*Work instructions*. Copy exactly, and only, the lines below from the first through the one containing "const categories = ['Urban', 'Agri', 'Alpine'];", both included; pictures are omitted.

*Data provided*.

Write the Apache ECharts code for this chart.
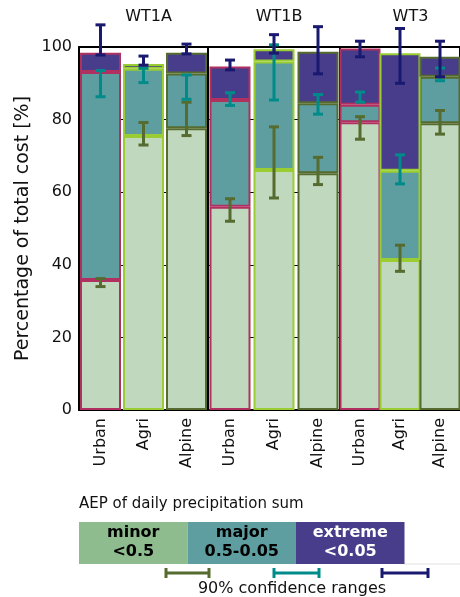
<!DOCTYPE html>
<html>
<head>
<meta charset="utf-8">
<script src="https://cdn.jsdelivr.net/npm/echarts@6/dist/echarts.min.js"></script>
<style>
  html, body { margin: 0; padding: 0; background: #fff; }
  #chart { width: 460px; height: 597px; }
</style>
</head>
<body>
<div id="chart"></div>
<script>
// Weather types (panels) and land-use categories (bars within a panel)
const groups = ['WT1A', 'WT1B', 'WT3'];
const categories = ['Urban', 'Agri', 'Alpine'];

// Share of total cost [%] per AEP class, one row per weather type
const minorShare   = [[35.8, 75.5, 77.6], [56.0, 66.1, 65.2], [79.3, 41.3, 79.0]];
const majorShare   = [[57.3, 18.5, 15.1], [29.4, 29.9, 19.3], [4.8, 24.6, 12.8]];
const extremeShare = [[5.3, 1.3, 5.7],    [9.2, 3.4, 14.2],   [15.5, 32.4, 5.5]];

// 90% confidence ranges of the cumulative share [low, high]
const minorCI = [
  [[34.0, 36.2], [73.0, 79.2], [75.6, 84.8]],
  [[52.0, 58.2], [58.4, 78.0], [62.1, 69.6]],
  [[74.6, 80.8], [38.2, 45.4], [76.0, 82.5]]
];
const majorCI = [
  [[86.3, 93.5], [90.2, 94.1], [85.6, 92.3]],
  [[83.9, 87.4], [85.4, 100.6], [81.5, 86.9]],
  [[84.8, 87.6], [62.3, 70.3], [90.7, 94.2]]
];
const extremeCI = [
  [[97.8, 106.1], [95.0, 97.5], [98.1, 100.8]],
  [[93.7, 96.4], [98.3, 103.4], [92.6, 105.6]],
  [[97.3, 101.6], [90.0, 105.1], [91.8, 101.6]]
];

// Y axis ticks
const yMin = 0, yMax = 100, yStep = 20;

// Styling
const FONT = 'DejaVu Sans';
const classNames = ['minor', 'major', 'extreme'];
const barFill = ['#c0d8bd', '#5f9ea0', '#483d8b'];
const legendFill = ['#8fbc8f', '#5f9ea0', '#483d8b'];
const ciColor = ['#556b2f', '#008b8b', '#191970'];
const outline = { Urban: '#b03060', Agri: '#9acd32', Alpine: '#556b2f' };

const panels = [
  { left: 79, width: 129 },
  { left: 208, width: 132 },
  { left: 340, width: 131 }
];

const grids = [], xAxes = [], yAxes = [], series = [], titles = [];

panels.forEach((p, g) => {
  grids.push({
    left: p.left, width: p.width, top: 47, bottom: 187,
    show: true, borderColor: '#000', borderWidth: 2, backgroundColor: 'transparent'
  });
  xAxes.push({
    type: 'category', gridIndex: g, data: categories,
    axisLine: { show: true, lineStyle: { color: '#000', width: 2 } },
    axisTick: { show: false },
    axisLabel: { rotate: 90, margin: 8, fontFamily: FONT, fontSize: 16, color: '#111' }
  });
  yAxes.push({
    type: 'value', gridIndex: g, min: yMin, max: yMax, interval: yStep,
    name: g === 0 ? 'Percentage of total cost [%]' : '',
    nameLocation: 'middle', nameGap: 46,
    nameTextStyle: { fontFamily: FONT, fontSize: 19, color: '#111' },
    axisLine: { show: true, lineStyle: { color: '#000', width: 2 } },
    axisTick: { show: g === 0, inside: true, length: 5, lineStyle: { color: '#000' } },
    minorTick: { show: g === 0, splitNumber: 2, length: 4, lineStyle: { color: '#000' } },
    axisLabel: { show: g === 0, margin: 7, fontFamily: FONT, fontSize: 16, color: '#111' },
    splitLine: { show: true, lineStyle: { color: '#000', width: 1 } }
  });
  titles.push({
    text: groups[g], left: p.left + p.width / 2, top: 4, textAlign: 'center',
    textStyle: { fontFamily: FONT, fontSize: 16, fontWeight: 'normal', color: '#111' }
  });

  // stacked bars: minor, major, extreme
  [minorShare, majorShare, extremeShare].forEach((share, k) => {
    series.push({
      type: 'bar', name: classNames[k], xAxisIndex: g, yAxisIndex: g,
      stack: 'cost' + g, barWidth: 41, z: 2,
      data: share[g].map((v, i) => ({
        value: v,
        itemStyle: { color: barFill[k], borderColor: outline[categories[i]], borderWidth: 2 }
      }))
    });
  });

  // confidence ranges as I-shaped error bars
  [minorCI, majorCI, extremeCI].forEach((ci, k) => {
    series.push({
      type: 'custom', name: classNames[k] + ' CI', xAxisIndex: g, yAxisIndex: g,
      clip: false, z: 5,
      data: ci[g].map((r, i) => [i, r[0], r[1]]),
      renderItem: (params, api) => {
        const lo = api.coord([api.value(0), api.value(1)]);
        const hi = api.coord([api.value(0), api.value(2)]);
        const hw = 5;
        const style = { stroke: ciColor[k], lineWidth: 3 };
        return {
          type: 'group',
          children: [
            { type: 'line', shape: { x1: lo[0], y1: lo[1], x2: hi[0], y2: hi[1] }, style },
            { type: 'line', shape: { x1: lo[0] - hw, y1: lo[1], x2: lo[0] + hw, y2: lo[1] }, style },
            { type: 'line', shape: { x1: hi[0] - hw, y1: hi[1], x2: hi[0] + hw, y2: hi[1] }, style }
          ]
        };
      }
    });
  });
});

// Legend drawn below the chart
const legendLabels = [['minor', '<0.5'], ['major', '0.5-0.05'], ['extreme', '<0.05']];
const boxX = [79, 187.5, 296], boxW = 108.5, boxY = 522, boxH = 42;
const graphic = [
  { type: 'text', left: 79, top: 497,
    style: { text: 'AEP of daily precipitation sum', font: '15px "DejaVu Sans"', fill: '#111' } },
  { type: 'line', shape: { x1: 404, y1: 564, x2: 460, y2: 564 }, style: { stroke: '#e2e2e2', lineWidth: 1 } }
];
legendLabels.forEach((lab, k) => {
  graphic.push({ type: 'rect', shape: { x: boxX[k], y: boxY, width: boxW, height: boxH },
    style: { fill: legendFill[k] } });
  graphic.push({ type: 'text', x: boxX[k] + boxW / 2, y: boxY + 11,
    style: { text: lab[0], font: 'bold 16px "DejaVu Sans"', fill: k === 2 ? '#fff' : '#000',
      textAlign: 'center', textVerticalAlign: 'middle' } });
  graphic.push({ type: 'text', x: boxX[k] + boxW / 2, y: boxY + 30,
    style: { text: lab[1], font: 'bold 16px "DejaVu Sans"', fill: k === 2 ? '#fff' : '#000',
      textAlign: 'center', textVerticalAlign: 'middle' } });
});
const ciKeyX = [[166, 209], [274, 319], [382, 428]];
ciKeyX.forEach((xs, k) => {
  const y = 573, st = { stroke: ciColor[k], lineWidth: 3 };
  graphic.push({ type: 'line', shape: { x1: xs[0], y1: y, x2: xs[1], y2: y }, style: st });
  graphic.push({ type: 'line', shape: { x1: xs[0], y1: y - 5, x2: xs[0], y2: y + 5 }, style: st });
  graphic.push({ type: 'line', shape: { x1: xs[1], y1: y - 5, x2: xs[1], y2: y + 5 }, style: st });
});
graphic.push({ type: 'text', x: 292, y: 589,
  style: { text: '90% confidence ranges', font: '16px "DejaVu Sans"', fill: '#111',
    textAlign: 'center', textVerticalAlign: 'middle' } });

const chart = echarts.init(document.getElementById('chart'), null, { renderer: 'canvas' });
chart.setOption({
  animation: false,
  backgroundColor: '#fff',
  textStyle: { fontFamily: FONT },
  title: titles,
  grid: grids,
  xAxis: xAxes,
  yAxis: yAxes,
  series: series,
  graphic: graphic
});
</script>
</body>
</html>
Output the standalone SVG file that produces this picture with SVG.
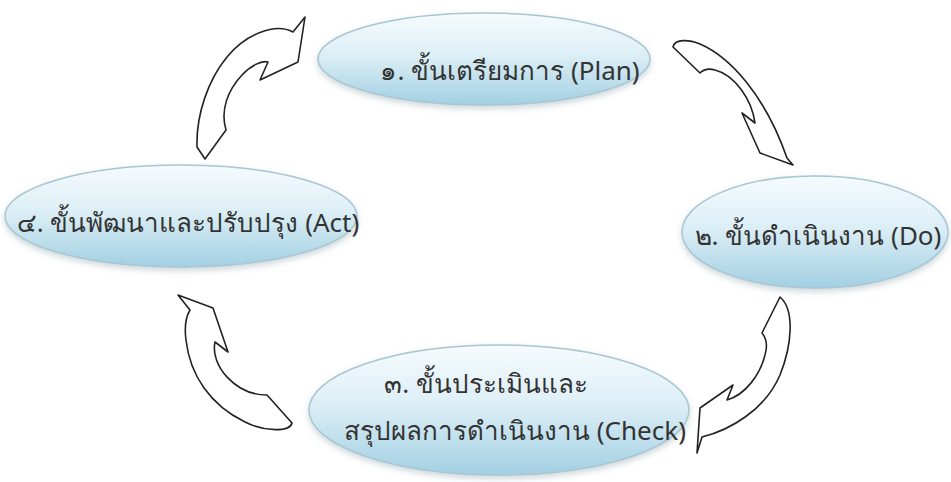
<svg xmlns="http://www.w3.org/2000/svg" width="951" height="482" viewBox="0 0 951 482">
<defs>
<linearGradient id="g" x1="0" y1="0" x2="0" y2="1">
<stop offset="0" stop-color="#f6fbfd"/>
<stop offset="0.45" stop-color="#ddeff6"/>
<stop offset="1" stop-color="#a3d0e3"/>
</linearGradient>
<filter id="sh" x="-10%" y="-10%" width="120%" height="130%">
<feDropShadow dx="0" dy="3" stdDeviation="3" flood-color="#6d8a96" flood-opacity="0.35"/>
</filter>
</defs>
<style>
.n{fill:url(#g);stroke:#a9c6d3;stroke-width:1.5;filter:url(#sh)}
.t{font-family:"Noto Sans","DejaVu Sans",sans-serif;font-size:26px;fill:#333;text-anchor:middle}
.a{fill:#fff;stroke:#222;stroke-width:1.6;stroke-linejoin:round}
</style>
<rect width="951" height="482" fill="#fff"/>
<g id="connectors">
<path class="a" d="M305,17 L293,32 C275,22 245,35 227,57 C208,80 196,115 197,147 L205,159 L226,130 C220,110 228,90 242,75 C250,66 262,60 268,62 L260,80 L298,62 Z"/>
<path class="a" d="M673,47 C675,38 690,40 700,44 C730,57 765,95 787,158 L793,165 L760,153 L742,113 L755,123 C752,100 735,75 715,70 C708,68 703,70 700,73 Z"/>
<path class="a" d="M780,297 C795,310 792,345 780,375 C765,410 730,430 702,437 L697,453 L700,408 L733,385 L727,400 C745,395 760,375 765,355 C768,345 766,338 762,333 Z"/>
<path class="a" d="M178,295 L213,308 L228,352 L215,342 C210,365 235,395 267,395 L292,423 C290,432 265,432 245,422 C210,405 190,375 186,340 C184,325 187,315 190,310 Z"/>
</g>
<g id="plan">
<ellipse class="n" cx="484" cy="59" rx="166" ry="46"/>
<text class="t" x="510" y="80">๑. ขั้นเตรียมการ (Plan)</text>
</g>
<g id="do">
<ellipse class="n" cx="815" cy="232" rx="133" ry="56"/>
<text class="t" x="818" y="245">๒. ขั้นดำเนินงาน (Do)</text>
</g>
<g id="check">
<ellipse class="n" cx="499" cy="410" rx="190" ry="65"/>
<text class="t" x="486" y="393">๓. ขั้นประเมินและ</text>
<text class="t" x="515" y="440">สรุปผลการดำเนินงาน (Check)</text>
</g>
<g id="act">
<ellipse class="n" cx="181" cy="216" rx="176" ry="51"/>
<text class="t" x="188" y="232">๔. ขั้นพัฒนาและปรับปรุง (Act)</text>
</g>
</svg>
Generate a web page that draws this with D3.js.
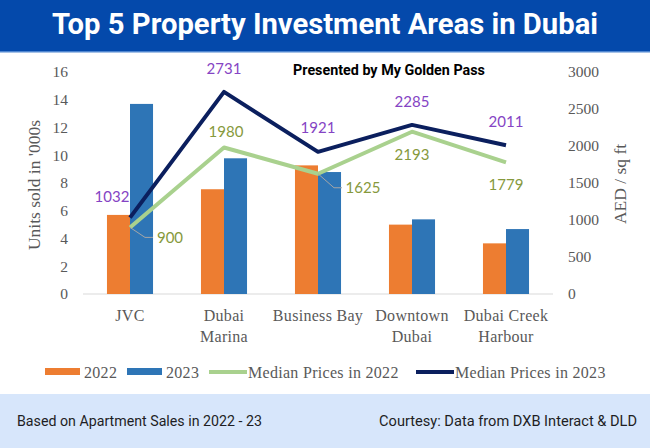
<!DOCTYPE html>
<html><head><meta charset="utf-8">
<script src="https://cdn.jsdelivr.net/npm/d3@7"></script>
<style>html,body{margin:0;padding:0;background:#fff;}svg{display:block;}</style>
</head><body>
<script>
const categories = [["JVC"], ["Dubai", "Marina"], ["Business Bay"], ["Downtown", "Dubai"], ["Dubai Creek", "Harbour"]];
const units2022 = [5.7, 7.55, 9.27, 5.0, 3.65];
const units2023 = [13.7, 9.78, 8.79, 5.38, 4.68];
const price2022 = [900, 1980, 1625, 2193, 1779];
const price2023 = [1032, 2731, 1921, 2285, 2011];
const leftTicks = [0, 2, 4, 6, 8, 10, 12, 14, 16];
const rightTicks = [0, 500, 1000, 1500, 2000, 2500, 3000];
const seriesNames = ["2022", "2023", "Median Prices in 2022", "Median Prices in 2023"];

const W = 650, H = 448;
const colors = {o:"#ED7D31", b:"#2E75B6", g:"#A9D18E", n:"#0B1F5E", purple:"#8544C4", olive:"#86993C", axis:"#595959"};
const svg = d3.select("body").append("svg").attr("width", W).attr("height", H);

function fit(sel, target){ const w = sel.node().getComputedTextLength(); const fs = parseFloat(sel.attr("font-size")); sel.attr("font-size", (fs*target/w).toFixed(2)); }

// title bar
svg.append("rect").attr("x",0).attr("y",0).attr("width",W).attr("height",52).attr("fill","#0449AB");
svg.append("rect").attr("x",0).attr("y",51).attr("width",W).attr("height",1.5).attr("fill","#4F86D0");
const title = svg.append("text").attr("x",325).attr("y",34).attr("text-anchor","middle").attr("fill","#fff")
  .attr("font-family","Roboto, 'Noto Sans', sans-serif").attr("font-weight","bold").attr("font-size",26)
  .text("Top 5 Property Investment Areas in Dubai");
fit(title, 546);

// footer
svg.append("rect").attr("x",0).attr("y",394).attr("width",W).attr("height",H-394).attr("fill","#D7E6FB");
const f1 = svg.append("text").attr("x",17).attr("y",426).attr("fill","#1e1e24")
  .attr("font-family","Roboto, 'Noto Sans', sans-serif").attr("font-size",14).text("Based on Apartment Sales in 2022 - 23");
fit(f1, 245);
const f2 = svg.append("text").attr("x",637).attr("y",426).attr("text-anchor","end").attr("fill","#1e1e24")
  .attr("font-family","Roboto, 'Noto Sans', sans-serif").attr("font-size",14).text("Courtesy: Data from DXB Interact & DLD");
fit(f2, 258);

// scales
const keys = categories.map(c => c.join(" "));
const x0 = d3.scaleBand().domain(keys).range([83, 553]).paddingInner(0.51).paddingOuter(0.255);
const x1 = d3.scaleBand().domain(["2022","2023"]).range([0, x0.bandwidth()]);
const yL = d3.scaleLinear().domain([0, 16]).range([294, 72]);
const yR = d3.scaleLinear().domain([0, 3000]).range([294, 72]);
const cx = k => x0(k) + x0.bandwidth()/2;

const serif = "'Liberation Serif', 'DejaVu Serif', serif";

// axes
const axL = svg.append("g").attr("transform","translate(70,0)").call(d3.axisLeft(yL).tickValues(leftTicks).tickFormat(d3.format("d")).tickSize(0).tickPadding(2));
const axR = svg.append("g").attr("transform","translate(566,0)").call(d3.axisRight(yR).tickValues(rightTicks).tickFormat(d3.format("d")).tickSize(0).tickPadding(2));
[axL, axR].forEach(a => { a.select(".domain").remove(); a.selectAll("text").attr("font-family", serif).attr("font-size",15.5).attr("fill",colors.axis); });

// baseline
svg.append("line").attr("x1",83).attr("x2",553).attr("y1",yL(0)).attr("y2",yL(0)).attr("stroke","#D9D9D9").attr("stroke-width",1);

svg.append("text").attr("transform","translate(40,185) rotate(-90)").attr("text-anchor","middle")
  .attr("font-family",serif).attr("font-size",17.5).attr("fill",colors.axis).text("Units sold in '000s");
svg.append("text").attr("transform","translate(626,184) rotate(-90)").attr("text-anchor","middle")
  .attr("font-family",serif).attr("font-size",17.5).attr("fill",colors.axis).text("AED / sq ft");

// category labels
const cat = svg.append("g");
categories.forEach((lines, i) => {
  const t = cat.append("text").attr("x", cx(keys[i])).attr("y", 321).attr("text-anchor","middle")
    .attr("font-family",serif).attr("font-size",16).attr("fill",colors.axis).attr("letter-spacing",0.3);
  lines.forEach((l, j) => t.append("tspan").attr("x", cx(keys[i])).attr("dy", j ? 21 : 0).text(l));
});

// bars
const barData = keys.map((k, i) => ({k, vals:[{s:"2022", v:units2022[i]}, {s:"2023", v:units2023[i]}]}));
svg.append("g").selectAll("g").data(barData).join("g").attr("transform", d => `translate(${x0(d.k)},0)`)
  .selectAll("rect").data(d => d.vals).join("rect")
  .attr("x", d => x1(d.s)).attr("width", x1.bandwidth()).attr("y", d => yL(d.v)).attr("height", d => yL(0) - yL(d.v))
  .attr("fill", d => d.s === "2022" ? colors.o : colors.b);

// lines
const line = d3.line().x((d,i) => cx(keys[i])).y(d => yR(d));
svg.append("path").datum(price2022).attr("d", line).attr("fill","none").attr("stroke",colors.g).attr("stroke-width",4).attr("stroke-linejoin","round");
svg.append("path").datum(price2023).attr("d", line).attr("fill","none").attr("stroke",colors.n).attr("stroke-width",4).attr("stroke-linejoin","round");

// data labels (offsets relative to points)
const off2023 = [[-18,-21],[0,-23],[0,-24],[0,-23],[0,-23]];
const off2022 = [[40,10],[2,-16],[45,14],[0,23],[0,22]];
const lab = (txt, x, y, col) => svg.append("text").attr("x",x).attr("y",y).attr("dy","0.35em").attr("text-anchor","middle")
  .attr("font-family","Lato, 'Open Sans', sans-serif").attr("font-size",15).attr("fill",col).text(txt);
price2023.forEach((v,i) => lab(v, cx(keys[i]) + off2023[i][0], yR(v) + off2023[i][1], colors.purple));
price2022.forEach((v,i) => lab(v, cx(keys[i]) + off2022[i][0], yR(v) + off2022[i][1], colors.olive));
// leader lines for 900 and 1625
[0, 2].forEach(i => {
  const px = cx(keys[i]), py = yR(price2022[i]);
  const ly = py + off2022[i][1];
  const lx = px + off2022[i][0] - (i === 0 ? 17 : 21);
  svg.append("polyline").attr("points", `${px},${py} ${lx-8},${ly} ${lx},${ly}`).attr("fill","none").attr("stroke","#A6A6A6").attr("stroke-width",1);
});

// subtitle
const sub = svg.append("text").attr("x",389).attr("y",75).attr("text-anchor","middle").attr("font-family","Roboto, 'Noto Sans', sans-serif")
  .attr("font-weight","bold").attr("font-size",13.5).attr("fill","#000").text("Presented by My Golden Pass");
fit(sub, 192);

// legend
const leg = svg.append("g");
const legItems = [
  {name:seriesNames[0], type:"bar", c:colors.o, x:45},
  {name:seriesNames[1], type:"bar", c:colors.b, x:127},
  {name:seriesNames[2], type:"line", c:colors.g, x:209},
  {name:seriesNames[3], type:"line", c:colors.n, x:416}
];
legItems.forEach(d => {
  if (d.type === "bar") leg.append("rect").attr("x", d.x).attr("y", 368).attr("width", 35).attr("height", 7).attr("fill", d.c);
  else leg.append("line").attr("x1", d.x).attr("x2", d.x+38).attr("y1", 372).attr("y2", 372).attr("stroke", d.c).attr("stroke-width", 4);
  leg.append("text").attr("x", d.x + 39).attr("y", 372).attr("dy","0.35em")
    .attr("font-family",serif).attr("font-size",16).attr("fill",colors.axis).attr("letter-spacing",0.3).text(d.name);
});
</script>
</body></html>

*Written solution*.
Write the Apache ECharts code for this chart.
<!DOCTYPE html>
<html>
<head>
<meta charset="utf-8">
<script src="https://cdn.jsdelivr.net/npm/echarts@6/dist/echarts.min.js"></script>
<style>
  html, body { margin: 0; padding: 0; background: #fff; }
  #chart { width: 460px; height: 597px; }
</style>
</head>
<body>
<div id="chart"></div>
<script>
// Weather types (panels) and land-use categories (bars within a panel)
const groups = ['WT1A', 'WT1B', 'WT3'];
const categories = ['Urban', 'Agri', 'Alpine'];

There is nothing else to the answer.